Un sol noir, fait de charbon et de schiste, d'où est très vite sortie l'oseille à écusson, l'une des premières plantes à s'être accommodée de cette terre acide. La vulnéraire, avec ses fleurs jaunes, est une plante introduite par l'homme et qui porte ici à merveille, pour le plus grand plaisir de l'azuré frêle, ce petit papillon bleu et orange menacé en Wallonie.
Au sommet du terril, une prairie laissée en friche pour y garder une grande biodiversité. Mais une friche maîtrisée. D'où ce troupeau de moutons qui pâture sur une partie de la prairie. Une véritable colonisation végétale qui prendra fin dans plus d'un siècle avec l'apparition des hêtres, l'étape ultime pour atteindre l'équilibre naturel. Dominique Bangels nous explique que "le bouleau a fait son travail, c-à-d qu'il a créé une atmosphère forestière et maintenant, c'est le chêne qui va prendre le pas. D'ici une cinquantaine d'années, on aura une forêt recouverte entièrement de chênes. Et puis d'ici 100 ou 200 ans, si tout va bien, on devrait avoir des hêtres".
L'Île aux Corsaires
Une nature volontaire, contre toute attente, l'Île aux Corsaires en est l'illustration parfaite. Deux hectares de presqu'île, situés à Angleur, entre l'Ourthe et son canal, d'apparence plutôt inoffensifs et pourtant toxiques pour l'homme. Le sol est rempli de métaux lourds. Pascal Hauteclair, conservateur de la réserve naturelle "L'île aux Corsaires" Natagora nous précise "Ici, ce sont des scories, ce sont des déchets issus de l'industrie métallurgique de zinc, qui ont été entreposés sur le site, sous forme de crassier. C'est ce qui explique que le sol est particulièrement contaminé et pollué en métaux lourds".
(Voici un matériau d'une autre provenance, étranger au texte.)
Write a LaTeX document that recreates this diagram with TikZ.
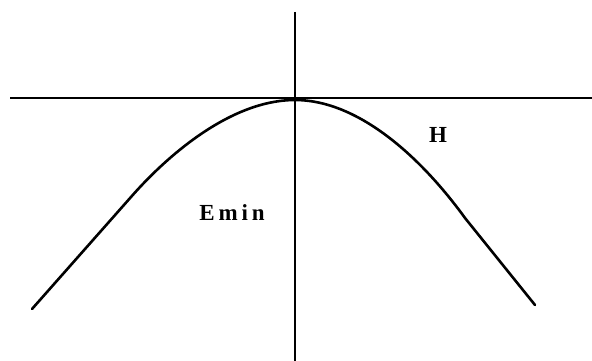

Contaminé mais pas condamné. Depuis 1966 et l'arrêt de production de zinc par l'exploitant, le site renaît de ses cendres et est aujourd'hui recouvert d'une pelouse exceptionnelle: la pelouse calaminaire. S'y développent la pensée calaminaire, le gazon de l'olympe ou encore la silène, qui nourrit la coccinelle aux 24 points. Pour les préserver, les plantes invasives sont aussi supprimées.
Mais que son nom ne donne pas des idées de conquête. L'Île aux Corsaires est un site clôturé et ainsi protégé des nuisances humaines. "C'est un site qui est protégé à l'échelle européenne, c'est un site Natura 2000. Il est également en réserve naturelle géré par l'asbl Natagora, mais le propriétaire reste Umicore, anciennement l'entreprise La vieille montagne".
Grâce à cet accord avec l'entreprise propriétaire, Natagora peut donc veiller au redéploiement naturel du site et y guider un public averti à la découverte de ce véritable trésor biologique insoupçonné.